What really gets me about it, though, is that it is NOT just Orrin Hatch. Other co-sponsors of the bill: Tom Daschle, Patrick Leahy, Barbara Boxer.
Uh, go team? Geez.
http://dailykos.com/comments/2004/7/9/11835/15672/25#25
And adapted from another dkos post:
The INDUCE bill is worse than Clinton's 1996 telecom bill that signed the broadcast media over to the Republicans. I'll even say it's worse than the PATRIOT Act and the Iraq war put together. The immediate effect won't be worse, of course, but the difference is there's nowhere near as much money with a vested interest in keeping the PATRIOT Act or the Iraq War going forever. So those things are mere politics and will change with as the political climate changes.
The INDUCE Act is different in that it amounts to a massive privatization of what's up til now been civil rights. It turns control over public communication, and even control over the technology that makes public communication possible, over to corporations, who will then spend whatever it takes to defend that control. If it passes, will never be undone (unless the courts throw it out rather quickly, which is unlikely). See Jessica Litman, Digital Copyright for how it's always been like that.

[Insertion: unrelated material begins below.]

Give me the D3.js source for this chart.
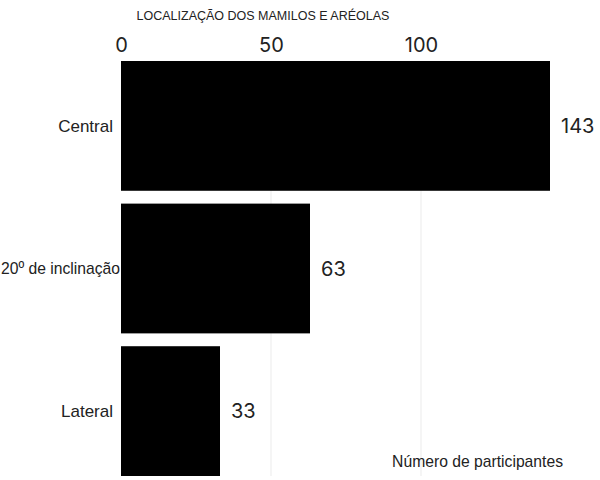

Getting rid of (e.g.) racial segregation through the civil rights movement was possible because while there was some cultural resistance from rednecks, there weren't any powerful financial interests profiting from keeping segregation in place. Getting rid of the INDUCE Act will be more like getting rid of slavery, which did run up against powerful interests, and which took a civil war that killed more Americans than WW1 and WW2 put together.